No específico caso da al. b) do nº 2 do art. 1422º da lei civil estão essencialmente na sua base direitos de personalidade, como o direito à tranquilidade e ao bom nome de cada condómino, que só podem justificar a intervenção do respectivo titular. Sendo certo que é indiscutível que a prática da prostituição pode desde logo integrar o conceito legal de uso ofensivo dos bons costumes, a acção contra o condómino onde ela é exercida não pode ser proposta pelo administrador nem mesmo em execução de deliberação da assembleia dos condóminos porque esta só é eficaz se tiver por objecto partes comuns – cfr. art. 1430º, nº 1 do CC.

Mas, e se a situação descrita se integrar, quer no caso da al. i), quer no caso da al. m), do já mencionado art. 1436º do CC?

Vejamos.

A execução das deliberações da assembleia dos condóminos pressupõe a sua eficácia. E estas só são eficazes se tiverem por objecto partes comuns – art. 1430º, nº 1 – sendo excepção a possibilidade daquele órgão deliberar sobre o uso de fracção autónoma cujo fim não esteja previsto no título constitutivo da propriedade horizontal (cfr. nº4 do art. 1422º do CC). Está, pois, excluída a previsão da referida al. i).

No que concerne à invocada função do administrador de assegurar a execução das disposições legais relativas ao condomínio – al. m) do art. 1436º – pode entender-se que estão aí abrangidas as limitações ao exercício dos direitos dos condóminos do nº 2 do art. 1422º do CC.

Sufragar esta tese seria o mesmo que admitir que o administrador teria poderes que se sobreporiam aos da própria assembleia dos condóminos, atenta a definição que destes vem sendo feita. Aquela alínea – como todas as demais do art. 1436º - também não pode deixar de ser conjugada com o princípio, já enfatizado, de que a actuação do administrador é devida à necessidade de gerir as partes comuns. De resto, a norma do art. 1436º insere-se na Secção IV do Capítulo VI justamente epigrafada «Administração das Partes Comuns do Edifício», não sendo de menosprezar esta referência sistemática.

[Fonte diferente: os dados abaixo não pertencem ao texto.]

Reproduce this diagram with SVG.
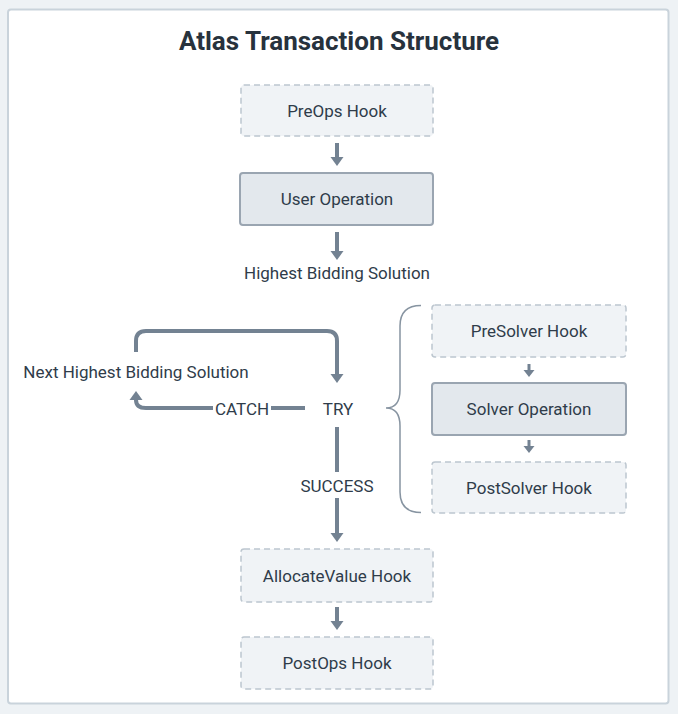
<svg xmlns="http://www.w3.org/2000/svg" width="678" height="714" viewBox="0 0 678 714">
<style>
text{font-family:"Roboto","Liberation Sans",sans-serif;fill:#2f3c4a;text-anchor:middle;dominant-baseline:central;font-size:17px}
.title{font-size:26px;font-weight:bold;fill:#27323d}
.hook{fill:#f0f3f6;stroke:#bcc6cf;stroke-width:1.5;stroke-dasharray:6 4}
.op{fill:#e3e8ed;stroke:#9aa5b1;stroke-width:2}
.c{fill:none;stroke:#738292;stroke-width:4}
.cs{fill:none;stroke:#738292;stroke-width:3}
.brace{fill:none;stroke:#8794a1;stroke-width:1.5}
</style>
<defs>
<marker id="ah" markerUnits="userSpaceOnUse" markerWidth="14" markerHeight="14" viewBox="0 -7 10 14" refX="0" refY="0" orient="auto">
<path d="M0,-6.5 L9,0 L0,6.5 z" fill="#738292"/>
</marker>
<marker id="ahs" markerUnits="userSpaceOnUse" markerWidth="12" markerHeight="12" viewBox="0 -6 8 12" refX="0" refY="0" orient="auto">
<path d="M0,-5.5 L7,0 L0,5.5 z" fill="#738292"/>
</marker>
</defs>
<rect x="0" y="0" width="678" height="714" fill="#eef2f5"/>
<rect x="8" y="9.5" width="660.5" height="694" rx="3" fill="#ffffff" stroke="#c9d3db" stroke-width="2"/>
<text class="title" x="339" y="41">Atlas Transaction Structure</text>

<g id="connectors">
<line class="c" x1="337" y1="143" x2="337" y2="157" marker-end="url(#ah)"/>
<line class="c" x1="337" y1="232" x2="337" y2="251" marker-end="url(#ah)"/>
<path class="c" d="M136,352 V341 Q136,331 146,331 H327 Q337,331 337,341 V374" marker-end="url(#ah)"/>
<line class="c" x1="305" y1="408" x2="271" y2="408"/>
<path class="c" d="M213,408 H146 Q136,408 136,400" marker-end="url(#ah)"/>
<line class="c" x1="337" y1="427" x2="337" y2="472"/>
<line class="c" x1="337" y1="498" x2="337" y2="533" marker-end="url(#ah)"/>
<line class="c" x1="337" y1="607" x2="337" y2="621" marker-end="url(#ah)"/>
<line class="cs" x1="529" y1="364" x2="529" y2="370" marker-end="url(#ahs)"/>
<line class="cs" x1="529" y1="440" x2="529" y2="446" marker-end="url(#ahs)"/>
<path class="brace" d="M421,305.5 Q400,305.5 400,326 V390 Q400,408 386,408 Q400,408 400,426 V492 Q400,512.5 421,512.5"/>
<text x="242" y="409">CATCH</text>
<text x="337" y="486">SUCCESS</text>
<text x="337" y="273">Highest Bidding Solution</text>
<text x="136" y="372">Next Highest Bidding Solution</text>
<text x="338" y="409">TRY</text>
</g>

<g id="preops"><rect class="hook" x="241" y="85" width="192" height="51" rx="3"/><text x="337" y="111">PreOps Hook</text></g>
<g id="userop"><rect class="op" x="240" y="173" width="193" height="52" rx="3"/><text x="337" y="199">User Operation</text></g>
<g id="presolver"><rect class="hook" x="432" y="305" width="194" height="52" rx="3"/><text x="529" y="331">PreSolver Hook</text></g>
<g id="solverop"><rect class="op" x="432" y="383" width="194" height="52" rx="3"/><text x="529" y="409">Solver Operation</text></g>
<g id="postsolver"><rect class="hook" x="432" y="462" width="194" height="51" rx="3"/><text x="529" y="488">PostSolver Hook</text></g>
<g id="allocate"><rect class="hook" x="241" y="549" width="192" height="53" rx="3"/><text x="337" y="576">AllocateValue Hook</text></g>
<g id="postops"><rect class="hook" x="241" y="637" width="192" height="52" rx="3"/><text x="337" y="663">PostOps Hook</text></g>
</svg>
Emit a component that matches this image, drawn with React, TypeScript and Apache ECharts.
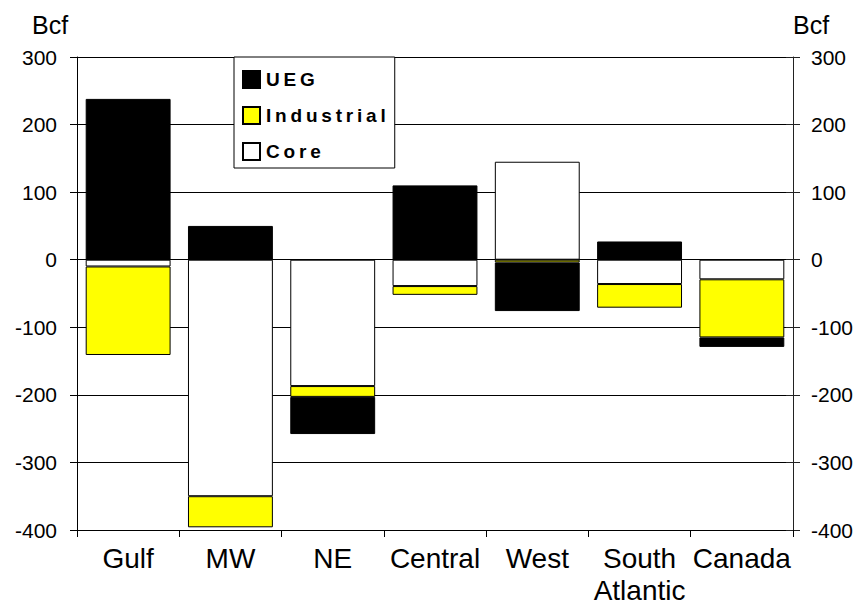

Estando em causa partes privadas terão de ser os condóminos enquanto tais a solicitar a efectivação das mencionadas limitações.

Citando P. de Lima e Antunes Varela no comentário ao nº 2 do art.º 1422 do CC (C. Civil Anotado, Coimbra Editora, 1972, pág. 366), da íntima conexão entre as diversas fracções autónomas integradas na mesma unidade predial «deriva para cada um dos condóminos o direito de, em certas circunstâncias, obrigar os demais a realizar certas obras ou a abster-se da prática de determinados actos».

Destarte, uma eventual acção deve ser proposta pelos condóminos afectados no seu direito de personalidade, sem esquecer que colhe apoio no nº 2 do art. 1422º do CC a ideia de que da íntima conexão entre as diversas fracções autónomas integradas na mesma unidade predial deriva para cada um dos condóminos o direito de, em certas circunstâncias, obrigar os demais a realizar certas obras ou a abster-se da prática de determinados actos.